### Data ###

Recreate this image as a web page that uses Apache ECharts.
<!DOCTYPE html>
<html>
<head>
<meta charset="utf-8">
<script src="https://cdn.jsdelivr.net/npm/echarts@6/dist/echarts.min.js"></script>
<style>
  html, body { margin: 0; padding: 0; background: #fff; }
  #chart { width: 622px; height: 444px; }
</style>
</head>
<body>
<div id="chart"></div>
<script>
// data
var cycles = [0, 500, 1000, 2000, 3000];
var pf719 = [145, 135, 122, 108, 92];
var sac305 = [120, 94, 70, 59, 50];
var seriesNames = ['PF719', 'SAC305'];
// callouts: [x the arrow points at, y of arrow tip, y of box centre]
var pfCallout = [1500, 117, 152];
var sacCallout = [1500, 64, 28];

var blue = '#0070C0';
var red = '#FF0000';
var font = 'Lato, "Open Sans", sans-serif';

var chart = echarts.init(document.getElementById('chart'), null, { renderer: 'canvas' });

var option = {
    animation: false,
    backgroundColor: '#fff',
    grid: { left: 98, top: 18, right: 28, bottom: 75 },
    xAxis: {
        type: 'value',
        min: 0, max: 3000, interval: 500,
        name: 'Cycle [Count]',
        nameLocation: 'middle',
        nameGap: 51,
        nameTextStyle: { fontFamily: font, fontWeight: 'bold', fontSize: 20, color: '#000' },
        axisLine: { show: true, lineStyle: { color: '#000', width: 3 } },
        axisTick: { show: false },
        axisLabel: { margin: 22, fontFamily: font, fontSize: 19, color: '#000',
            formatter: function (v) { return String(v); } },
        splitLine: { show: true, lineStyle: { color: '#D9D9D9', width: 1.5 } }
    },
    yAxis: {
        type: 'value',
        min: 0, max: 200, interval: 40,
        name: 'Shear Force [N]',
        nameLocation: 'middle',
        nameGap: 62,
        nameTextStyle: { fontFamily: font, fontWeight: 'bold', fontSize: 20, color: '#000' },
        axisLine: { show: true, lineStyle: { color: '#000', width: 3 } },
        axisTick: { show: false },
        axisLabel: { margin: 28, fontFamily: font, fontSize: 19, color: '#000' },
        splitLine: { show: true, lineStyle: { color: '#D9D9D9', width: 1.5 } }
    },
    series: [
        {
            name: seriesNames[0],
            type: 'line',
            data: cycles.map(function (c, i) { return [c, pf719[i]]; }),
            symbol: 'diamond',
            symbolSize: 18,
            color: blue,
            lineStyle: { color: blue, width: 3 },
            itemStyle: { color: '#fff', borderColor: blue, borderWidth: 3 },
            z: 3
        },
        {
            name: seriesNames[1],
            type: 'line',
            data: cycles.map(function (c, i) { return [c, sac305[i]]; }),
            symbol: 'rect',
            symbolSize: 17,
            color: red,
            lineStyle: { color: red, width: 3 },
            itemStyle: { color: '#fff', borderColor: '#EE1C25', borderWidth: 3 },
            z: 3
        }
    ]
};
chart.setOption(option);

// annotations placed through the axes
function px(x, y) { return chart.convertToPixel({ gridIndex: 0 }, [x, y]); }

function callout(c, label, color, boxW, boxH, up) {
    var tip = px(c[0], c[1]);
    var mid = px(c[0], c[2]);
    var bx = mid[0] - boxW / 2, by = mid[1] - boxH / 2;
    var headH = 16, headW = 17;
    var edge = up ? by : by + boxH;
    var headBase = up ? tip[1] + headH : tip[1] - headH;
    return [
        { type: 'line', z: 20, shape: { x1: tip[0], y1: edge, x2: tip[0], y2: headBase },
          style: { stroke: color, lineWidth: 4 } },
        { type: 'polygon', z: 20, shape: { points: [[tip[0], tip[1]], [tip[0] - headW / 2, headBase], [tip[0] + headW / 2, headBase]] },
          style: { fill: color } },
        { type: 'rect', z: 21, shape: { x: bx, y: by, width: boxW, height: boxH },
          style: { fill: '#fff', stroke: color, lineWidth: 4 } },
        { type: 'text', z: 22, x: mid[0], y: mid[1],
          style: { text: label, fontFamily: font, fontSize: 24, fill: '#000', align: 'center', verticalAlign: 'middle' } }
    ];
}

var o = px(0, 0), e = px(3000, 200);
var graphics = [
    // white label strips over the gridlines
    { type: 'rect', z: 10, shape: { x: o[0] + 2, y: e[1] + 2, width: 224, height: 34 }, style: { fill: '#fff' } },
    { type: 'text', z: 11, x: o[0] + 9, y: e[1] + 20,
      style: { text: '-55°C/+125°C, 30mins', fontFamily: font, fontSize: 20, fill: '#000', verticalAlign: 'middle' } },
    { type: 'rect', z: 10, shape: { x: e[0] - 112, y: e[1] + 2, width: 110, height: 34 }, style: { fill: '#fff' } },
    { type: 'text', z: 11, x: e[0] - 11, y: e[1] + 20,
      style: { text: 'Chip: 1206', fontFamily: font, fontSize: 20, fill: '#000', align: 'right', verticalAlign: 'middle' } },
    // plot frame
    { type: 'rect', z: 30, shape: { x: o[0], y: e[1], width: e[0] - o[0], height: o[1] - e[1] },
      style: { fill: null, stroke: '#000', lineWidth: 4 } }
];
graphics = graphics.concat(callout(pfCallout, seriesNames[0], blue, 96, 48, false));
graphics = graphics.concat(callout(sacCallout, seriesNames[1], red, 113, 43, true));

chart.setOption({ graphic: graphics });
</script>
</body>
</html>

###

■ Work instructions
Transcribe the entire listing above precisely.

■ Answer to this task
Recreate this image as a web page that uses Apache ECharts.
<!DOCTYPE html>
<html>
<head>
<meta charset="utf-8">
<script src="https://cdn.jsdelivr.net/npm/echarts@6/dist/echarts.min.js"></script>
<style>
  html, body { margin: 0; padding: 0; background: #fff; }
  #chart { width: 622px; height: 444px; }
</style>
</head>
<body>
<div id="chart"></div>
<script>
// data
var cycles = [0, 500, 1000, 2000, 3000];
var pf719 = [145, 135, 122, 108, 92];
var sac305 = [120, 94, 70, 59, 50];
var seriesNames = ['PF719', 'SAC305'];
// callouts: [x the arrow points at, y of arrow tip, y of box centre]
var pfCallout = [1500, 117, 152];
var sacCallout = [1500, 64, 28];

var blue = '#0070C0';
var red = '#FF0000';
var font = 'Lato, "Open Sans", sans-serif';

var chart = echarts.init(document.getElementById('chart'), null, { renderer: 'canvas' });

var option = {
    animation: false,
    backgroundColor: '#fff',
    grid: { left: 98, top: 18, right: 28, bottom: 75 },
    xAxis: {
        type: 'value',
        min: 0, max: 3000, interval: 500,
        name: 'Cycle [Count]',
        nameLocation: 'middle',
        nameGap: 51,
        nameTextStyle: { fontFamily: font, fontWeight: 'bold', fontSize: 20, color: '#000' },
        axisLine: { show: true, lineStyle: { color: '#000', width: 3 } },
        axisTick: { show: false },
        axisLabel: { margin: 22, fontFamily: font, fontSize: 19, color: '#000',
            formatter: function (v) { return String(v); } },
        splitLine: { show: true, lineStyle: { color: '#D9D9D9', width: 1.5 } }
    },
    yAxis: {
        type: 'value',
        min: 0, max: 200, interval: 40,
        name: 'Shear Force [N]',
        nameLocation: 'middle',
        nameGap: 62,
        nameTextStyle: { fontFamily: font, fontWeight: 'bold', fontSize: 20, color: '#000' },
        axisLine: { show: true, lineStyle: { color: '#000', width: 3 } },
        axisTick: { show: false },
        axisLabel: { margin: 28, fontFamily: font, fontSize: 19, color: '#000' },
        splitLine: { show: true, lineStyle: { color: '#D9D9D9', width: 1.5 } }
    },
    series: [
        {
            name: seriesNames[0],
            type: 'line',
            data: cycles.map(function (c, i) { return [c, pf719[i]]; }),
            symbol: 'diamond',
            symbolSize: 18,
            color: blue,
            lineStyle: { color: blue, width: 3 },
            itemStyle: { color: '#fff', borderColor: blue, borderWidth: 3 },
            z: 3
        },
        {
            name: seriesNames[1],
            type: 'line',
            data: cycles.map(function (c, i) { return [c, sac305[i]]; }),
            symbol: 'rect',
            symbolSize: 17,
            color: red,
            lineStyle: { color: red, width: 3 },
            itemStyle: { color: '#fff', borderColor: '#EE1C25', borderWidth: 3 },
            z: 3
        }
    ]
};
chart.setOption(option);

// annotations placed through the axes
function px(x, y) { return chart.convertToPixel({ gridIndex: 0 }, [x, y]); }

function callout(c, label, color, boxW, boxH, up) {
    var tip = px(c[0], c[1]);
    var mid = px(c[0], c[2]);
    var bx = mid[0] - boxW / 2, by = mid[1] - boxH / 2;
    var headH = 16, headW = 17;
    var edge = up ? by : by + boxH;
    var headBase = up ? tip[1] + headH : tip[1] - headH;
    return [
        { type: 'line', z: 20, shape: { x1: tip[0], y1: edge, x2: tip[0], y2: headBase },
          style: { stroke: color, lineWidth: 4 } },
        { type: 'polygon', z: 20, shape: { points: [[tip[0], tip[1]], [tip[0] - headW / 2, headBase], [tip[0] + headW / 2, headBase]] },
          style: { fill: color } },
        { type: 'rect', z: 21, shape: { x: bx, y: by, width: boxW, height: boxH },
          style: { fill: '#fff', stroke: color, lineWidth: 4 } },
        { type: 'text', z: 22, x: mid[0], y: mid[1],
          style: { text: label, fontFamily: font, fontSize: 24, fill: '#000', align: 'center', verticalAlign: 'middle' } }
    ];
}

var o = px(0, 0), e = px(3000, 200);
var graphics = [
    // white label strips over the gridlines
    { type: 'rect', z: 10, shape: { x: o[0] + 2, y: e[1] + 2, width: 224, height: 34 }, style: { fill: '#fff' } },
    { type: 'text', z: 11, x: o[0] + 9, y: e[1] + 20,
      style: { text: '-55°C/+125°C, 30mins', fontFamily: font, fontSize: 20, fill: '#000', verticalAlign: 'middle' } },
    { type: 'rect', z: 10, shape: { x: e[0] - 112, y: e[1] + 2, width: 110, height: 34 }, style: { fill: '#fff' } },
    { type: 'text', z: 11, x: e[0] - 11, y: e[1] + 20,
      style: { text: 'Chip: 1206', fontFamily: font, fontSize: 20, fill: '#000', align: 'right', verticalAlign: 'middle' } },
    // plot frame
    { type: 'rect', z: 30, shape: { x: o[0], y: e[1], width: e[0] - o[0], height: o[1] - e[1] },
      style: { fill: null, stroke: '#000', lineWidth: 4 } }
];
graphics = graphics.concat(callout(pfCallout, seriesNames[0], blue, 96, 48, false));
graphics = graphics.concat(callout(sacCallout, seriesNames[1], red, 113, 43, true));

chart.setOption({ graphic: graphics });
</script>
</body>
</html>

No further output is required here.